- Ontario Lottery and Gaming Corporation (OLG) has announced a partnership deal with the National Football League (NFL).
- The OLG becomes the ‘official retail lottery’ and sportsbook partner of the NFL just in time for Sunday’s Super Bowl LIV.
- The OLG operates the PROLINE sports betting platform online and at in-store lottery retailers.
Ontario’s sports betting ecosystem could end up being the best in the world. At this juncture, it’s evident that they’ve done a lot right and very little wrong. They’ve even figured out a workable solution to include the provincial lottery into the sports betting mix without screwing the whole thing up. It’s a pretty simple solution–run a competitive, private sector sports betting industry in addition to the lottery.
Simply put, the OLG run PROLINE becomes another sports betting entity competing for business–which is the way it *should* be. The lottery does have a few advantages including ‘first mover status’–they were able to launch single event sports betting on February 1, 2022. They’ve also got a monopoly on retail sports betting at 10,000 locations across Ontario. They get to book the action on Super Bowl LVI without any private sector competition. With the competitive online sports betting market set to launch on April 4, they’ll have to earn business from their players–what a novel concept. Here’s what the PROLINE+ website looks like:
PROLINE+ was developed through a partnership between OLG’s Digital teams and FDJ Gaming Solutions and Sporting Solutions, both owned by FDJ Group of France. Here’s a helpful video explaining things:
PROLINE is also the first official sportsbook partner of the National Football League in Canada. OLG and PROLINE become an official retail lottery and sportsbook partner of the NFL in Ontario and the NFL’s first official sportsbook partner in Canada. You can be sure they won’t be the last. Dave Pridmore, OLG’s Chief Digital and Strategy Officer, reminded residents of Canada’s largest province that for now they’re the ‘only game in town’….well, the only *officially sanctioned* game in town:
“We are so excited to announce this partnership given that PROLINE is the only platform for sports bettors in Ontario to place legal, single event wagers and other exciting bets on the Super Bowl at both retail outlets and online at PROLINE+. This exciting collaboration with a world-class organization like the NFL creates new sports entertainment experiences that give sports fans all across the province an incredible opportunity to get closer to the sport they love through exclusive, one-of-a-kind gameplay.”

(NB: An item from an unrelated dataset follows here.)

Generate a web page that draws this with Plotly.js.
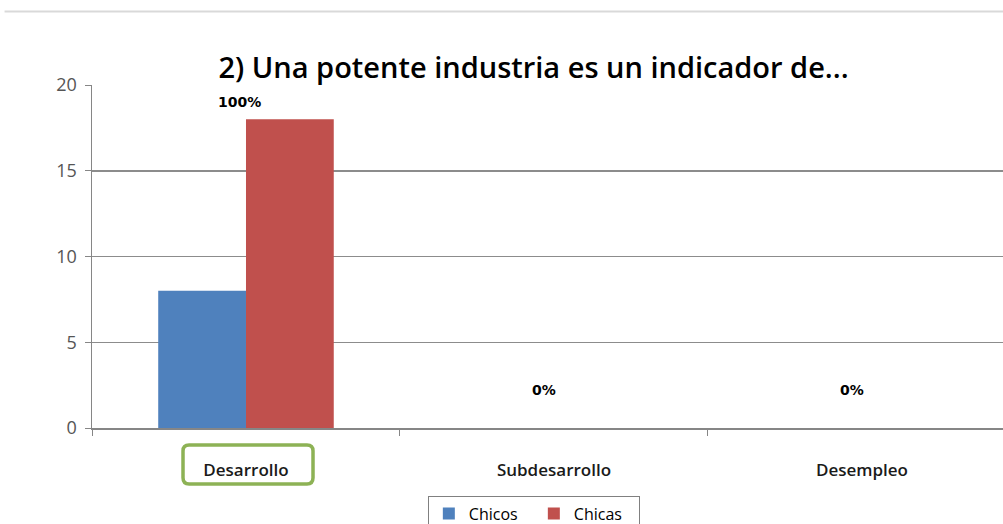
<!DOCTYPE html>
<html>
<head>
<meta charset="utf-8">
<script src="https://cdn.plot.ly/plotly-3.0.1.min.js"></script>
<style>html,body{margin:0;padding:0;background:#fff;}#chart{width:1003px;height:524px;}</style>
</head>
<body>
<div id="chart"></div>
<script>
const categories = ["Desarrollo", "Subdesarrollo", "Desempleo"];
const chicos = [8, 0, 0];
const chicas = [18, 0, 0];
const pctLabels = ["100%", "0%", "0%"];
const yTicks = [0, 5, 10, 15, 20];

const traces = [
  {type: "bar", name: "Chicos", x: categories, y: chicos, marker: {color: "#4f81bd"}},
  {type: "bar", name: "Chicas", x: categories, y: chicas, marker: {color: "#c0504d"}}
];

const annotations = categories.map((c, i) => ({
  x: i, y: chicas[i], xref: "x", yref: "y",
  text: "<b>" + pctLabels[i] + "</b>", showarrow: false,
  xshift: i === 0 ? -6 : -10,
  yshift: chicas[i] > 0 ? 17 : 38,
  font: {family: "DejaVu Sans", size: 14, color: "#000"}
}));

const layout = {
  width: 1003, height: 524,
  margin: {l: 92, r: 0, t: 85, b: 96, autoexpand: false},
  paper_bgcolor: "#ffffff", plot_bgcolor: "#ffffff",
  title: {text: "2) Una potente industria es un indicador de...",
    font: {family: "Open Sans", size: 29, color: "#000", weight: 600},
    x: 0.532, xanchor: "center", y: 0.87, yanchor: "middle"},
  barmode: "group", bargap: 0.43, bargroupgap: 0,
  showlegend: true,
  legend: {orientation: "h", x: 0.485, xanchor: "center", y: -0.197, yanchor: "top",
    bordercolor: "#808080", borderwidth: 1, font: {family: "Open Sans", size: 16, color: "#000"},
    itemwidth: 30, entrywidth: 60, traceorder: "normal"},
  xaxis: {type: "category", range: [-0.5, 2.458], showline: true, linecolor: "#868686", linewidth: 1.5,
    ticks: "outside", tickson: "boundaries", ticklen: 6, tickcolor: "#868686",
    ticklabelstandoff: 26,
    tickfont: {family: "Open Sans", size: 17, color: "#1a1a1a", weight: 600}, showgrid: false},
  yaxis: {range: [0, 20], tickvals: yTicks, showline: true, linecolor: "#868686", linewidth: 1.5,
    ticks: "outside", ticklen: 6, tickcolor: "#868686", gridcolor: "#8c8c8c", gridwidth: 1.5,
    ticklabelstandoff: 4,
    tickfont: {family: "Open Sans", size: 18, color: "#555"}, zeroline: false},
  annotations: annotations,
  shapes: [
    {type: "line", xref: "paper", yref: "paper", x0: -0.096, x1: 1, y0: 1.214, y1: 1.214,
      line: {color: "#d9d9d9", width: 2}},
    {type: "path", xref: "paper", yref: "paper",
      path: "M 0.1066 -0.0496 L 0.2360 -0.0496 Q 0.2426 -0.0496 0.2426 -0.067 L 0.2426 -0.145 Q 0.2426 -0.163 0.2360 -0.163 L 0.1066 -0.163 Q 0.0999 -0.163 0.0999 -0.145 L 0.0999 -0.067 Q 0.0999 -0.0496 0.1066 -0.0496 Z",
      line: {color: "#8db255", width: 3.5}}
  ]
};

Plotly.newPlot("chart", traces, layout, {displayModeBar: false, staticPlot: true});
</script>
</body>
</html>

Gavin Kemp, NFL Director of Corporate Partnerships, offered a more ‘by the book’ quote:
“As the sports betting landscape continues to evolve, we are excited to partner with OLG in Ontario with the opening of the sports betting market in Canada. OLG will bring NFL fans in the province a whole new experience in sports gaming entertainment. We look forward to working together to create new responsible and innovative ways for football fans to share in the action of the NFL.”
In a perfect world, lottery regulators would be kept as far away from sports betting as possible. If, however, they must be involved this is the way to do it. Unfortunately, most lotteries turn sports betting into an unplayable monopoly gimmick game. The only way to do it right is to not give the lottery a monopoly–this forces them to actually compete for business. If they can offer a product on the same level as private sector providers, they’ll get players. If not, they don’t deserve players. Ontario is fortunate–most of the provinces in Canada have created a lottery run monopoly. That’ll be tough to justify when their citizens start seeing the numbers that Ontario is doing with their competitive marketplace.